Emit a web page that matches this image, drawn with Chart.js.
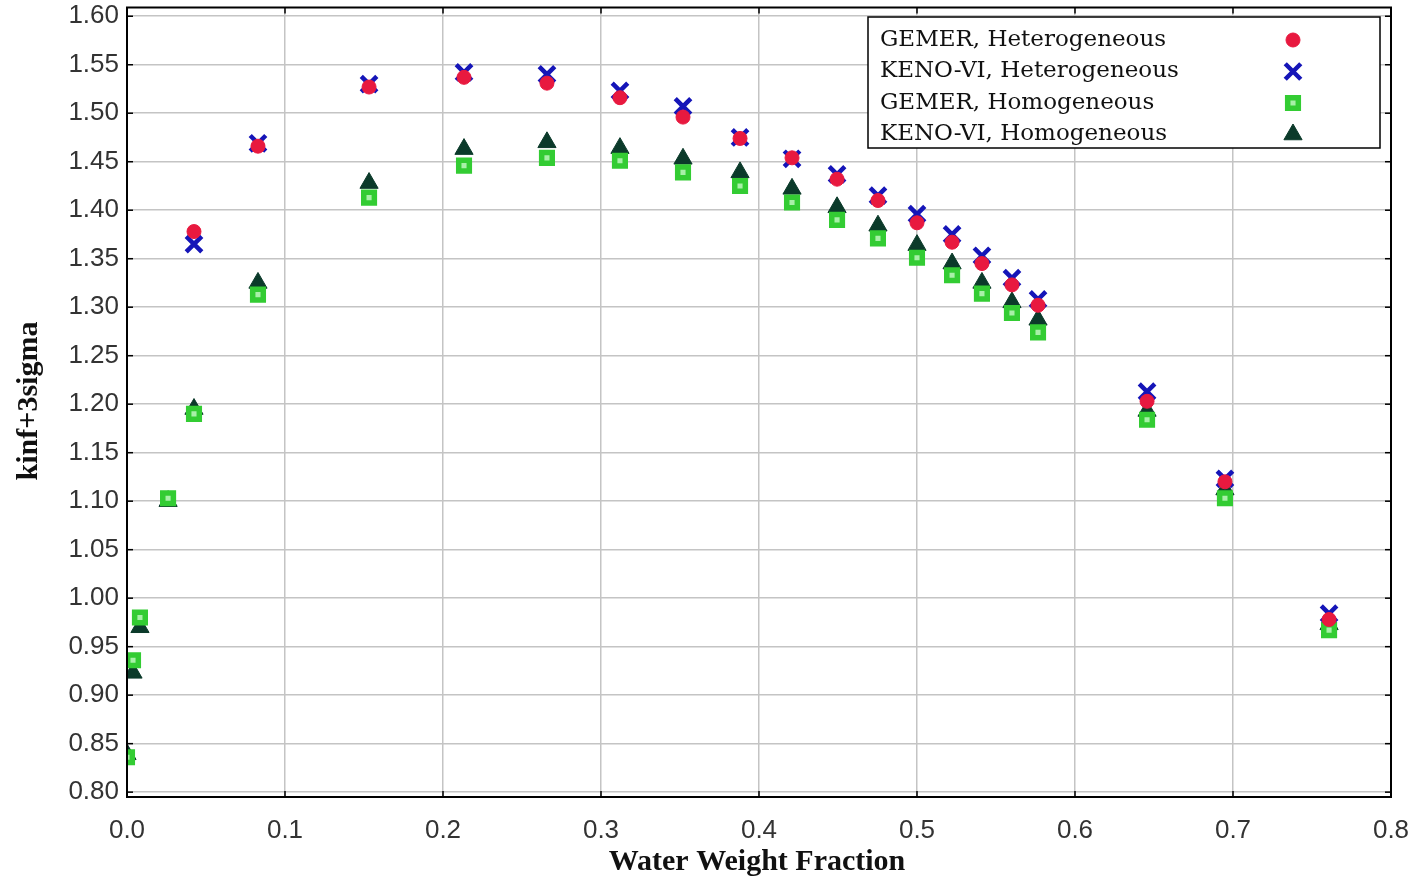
<!DOCTYPE html>
<html>
<head>
<meta charset="utf-8">
<script src="https://cdn.jsdelivr.net/npm/chart.js@4/dist/chart.umd.min.js"></script>
<style>
  html, body { margin: 0; padding: 0; background: #fff; overflow: hidden; }
  #frame { width: 1414px; height: 882px; overflow: hidden; position: relative; }
  #wrap { width: 1414px; height: 890px; position: absolute; left: 0; top: -8px; }
</style>
</head>
<body>
<div id="frame"><div id="wrap"><canvas id="chart"></canvas></div></div>
<script>
// water weight fractions where each case was run
const xHom = [0.0, 0.0038, 0.0082, 0.026, 0.0424, 0.0829, 0.1532, 0.2133, 0.2658, 0.312, 0.3519,
  0.388, 0.4209, 0.4494, 0.4753, 0.5, 0.5222, 0.5411, 0.5601, 0.5766, 0.6456, 0.6949, 0.7608];
const xHet = xHom.slice(4);

const gemerHet = [1.378, 1.466, 1.527, 1.537, 1.531, 1.516, 1.496, 1.474, 1.454, 1.432, 1.410,
  1.387, 1.367, 1.345, 1.323, 1.302, 1.203, 1.120, 0.978];
const kenoHet = [1.365, 1.469, 1.530, 1.542, 1.540, 1.523, 1.507, 1.475, 1.453, 1.437, 1.415,
  1.396, 1.375, 1.353, 1.330, 1.308, 1.213, 1.123, 0.984];
const gemerHom = [0.836, 0.936, 0.980, 1.103, 1.190, 1.313, 1.413, 1.446, 1.454, 1.451, 1.439,
  1.425, 1.408, 1.390, 1.371, 1.351, 1.333, 1.314, 1.294, 1.274, 1.184, 1.103, 0.967];
const kenoHom = [0.839, 0.923, 0.970, 1.100, 1.195, 1.325, 1.428, 1.463, 1.470, 1.464, 1.453,
  1.439, 1.422, 1.403, 1.384, 1.364, 1.345, 1.325, 1.305, 1.287, 1.193, 1.112, 0.973];

const seriesLabels = ['GEMER, Heterogeneous', 'KENO-VI, Heterogeneous', 'GEMER, Homogeneous', 'KENO-VI, Homogeneous'];
const xTicks = [0.0, 0.1, 0.2, 0.3, 0.4, 0.5, 0.6, 0.7, 0.8];
const yTicks = [0.80, 0.85, 0.90, 0.95, 1.00, 1.05, 1.10, 1.15, 1.20, 1.25, 1.30, 1.35, 1.40,
  1.45, 1.50, 1.55, 1.60];

function pts(xs, ys) {
  return ys.map((y, i) => ({ x: xs[i], y: y }));
}

const datasets = [
  { label: seriesLabels[0], data: pts(xHet, gemerHet), pointStyle: 'circle', pointRadius: 7,
    backgroundColor: '#e8193f', borderColor: '#e8193f', borderWidth: 1 },
  { label: seriesLabels[1], data: pts(xHet, kenoHet), pointStyle: 'crossRot', pointRadius: 11,
    backgroundColor: '#1515b8', borderColor: '#1515b8', borderWidth: 4.5 },
  { label: seriesLabels[2], data: pts(xHom, gemerHom), pointStyle: 'rect', pointRadius: 7.5,
    backgroundColor: '#a8f0a8', borderColor: '#33cc33', borderWidth: 5.5 },
  { label: seriesLabels[3], data: pts(xHom, kenoHom), pointStyle: 'triangle', pointRadius: 10.5,
    backgroundColor: '#0b3a2a', borderColor: '#0b3a2a', borderWidth: 1 }
];

// canvas sits 8px above the page edge
const OFF = 8;

// frame, axis titles and the boxed legend
const decor = {
  id: 'decor',
  afterDraw(chart) {
    const ctx = chart.ctx;
    const a = chart.chartArea;
    ctx.save();
    ctx.strokeStyle = '#000';
    ctx.lineWidth = 2;
    ctx.strokeRect(a.left, a.top, a.right - a.left, a.bottom - a.top);

    // small inward ticks on every edge
    ctx.lineWidth = 1.5;
    const xs = chart.scales.x, ys = chart.scales.y;
    xTicks.forEach(v => {
      const px = xs.getPixelForValue(v);
      ctx.beginPath(); ctx.moveTo(px, a.top); ctx.lineTo(px, a.top + 6); ctx.stroke();
      ctx.beginPath(); ctx.moveTo(px, a.bottom); ctx.lineTo(px, a.bottom - 6); ctx.stroke();
    });
    yTicks.forEach(v => {
      const py = ys.getPixelForValue(v);
      ctx.beginPath(); ctx.moveTo(a.right, py); ctx.lineTo(a.right - 6, py); ctx.stroke();
      ctx.beginPath(); ctx.moveTo(a.left, py); ctx.lineTo(a.left + 6, py); ctx.stroke();
    });

    ctx.fillStyle = '#111';
    ctx.font = 'bold 30px "Liberation Serif", serif';
    ctx.textAlign = 'center';
    ctx.textBaseline = 'middle';
    ctx.fillText('Water Weight Fraction', 757, 862 + OFF);
    ctx.translate(29, 401 + OFF);
    ctx.rotate(-Math.PI / 2);
    ctx.fillText('kinf+3sigma', 0, 0);
    ctx.restore();

    // legend
    ctx.save();
    const bx = 868, by = 17 + OFF, bw = 512, bh = 131;
    ctx.fillStyle = '#fff';
    ctx.fillRect(bx, by, bw, bh);
    ctx.strokeStyle = '#000';
    ctx.lineWidth = 1.5;
    ctx.strokeRect(bx, by, bw, bh);
    ctx.font = '23px "DejaVu Serif", serif';
    ctx.textAlign = 'left';
    ctx.textBaseline = 'middle';
    chart.data.datasets.forEach((ds, i) => {
      const ty = 40 + OFF + i * 31.5;
      ctx.fillStyle = '#111';
      ctx.fillText(ds.label, 880, ty);
      ctx.fillStyle = ds.backgroundColor;
      ctx.strokeStyle = ds.borderColor;
      ctx.lineWidth = ds.borderWidth;
      Chart.helpers.drawPoint(ctx, { pointStyle: ds.pointStyle, radius: ds.pointRadius, rotation: 0,
        borderWidth: ds.borderWidth }, 1293, ty);
    });
    ctx.restore();
  }
};

const tickFont = { family: '"Liberation Sans", sans-serif', size: 26 };

new Chart(document.getElementById('chart'), {
  type: 'scatter',
  data: { datasets: datasets },
  options: {
    responsive: true,
    maintainAspectRatio: false,
    animation: false,
    layout: { padding: { left: 0, right: 23, top: 7, bottom: 0 } },
    plugins: { legend: { display: false }, tooltip: { enabled: false } },
    scales: {
      x: {
        type: 'linear', min: 0, max: 0.8,
        afterBuildTicks: s => { s.ticks = xTicks.map(v => ({ value: v })); },
        afterFit: s => { s.height = 85; s.paddingLeft = 0; s.paddingRight = 0; },
        grid: { color: '#c4c4c4', lineWidth: 1.5, drawTicks: false },
        border: { display: false },
        ticks: { font: tickFont, color: '#333', padding: 18, maxRotation: 0,
          callback: v => Number(v).toFixed(1) }
      },
      y: {
        type: 'linear', min: 0.795, max: 1.609,
        afterBuildTicks: s => { s.ticks = yTicks.map(v => ({ value: v })); },
        afterFit: s => { s.width = 127; s.paddingTop = 0; s.paddingBottom = 0; },
        grid: { color: '#c4c4c4', lineWidth: 1.5, drawTicks: false },
        border: { display: false },
        ticks: { font: tickFont, color: '#333', padding: 8,
          callback: v => Number(v).toFixed(2) }
      }
    }
  },
  plugins: [decor]
});
</script>
</body>
</html>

* WHAT YOU SHOULD DO *
Each line from the top of the material through the line containing "const xHet = xHom.slice(4);" should be reproduced exactly; please drop any images.

* RESULT *
Emit a web page that matches this image, drawn with Chart.js.
<!DOCTYPE html>
<html>
<head>
<meta charset="utf-8">
<script src="https://cdn.jsdelivr.net/npm/chart.js@4/dist/chart.umd.min.js"></script>
<style>
  html, body { margin: 0; padding: 0; background: #fff; overflow: hidden; }
  #frame { width: 1414px; height: 882px; overflow: hidden; position: relative; }
  #wrap { width: 1414px; height: 890px; position: absolute; left: 0; top: -8px; }
</style>
</head>
<body>
<div id="frame"><div id="wrap"><canvas id="chart"></canvas></div></div>
<script>
// water weight fractions where each case was run
const xHom = [0.0, 0.0038, 0.0082, 0.026, 0.0424, 0.0829, 0.1532, 0.2133, 0.2658, 0.312, 0.3519,
  0.388, 0.4209, 0.4494, 0.4753, 0.5, 0.5222, 0.5411, 0.5601, 0.5766, 0.6456, 0.6949, 0.7608];
const xHet = xHom.slice(4);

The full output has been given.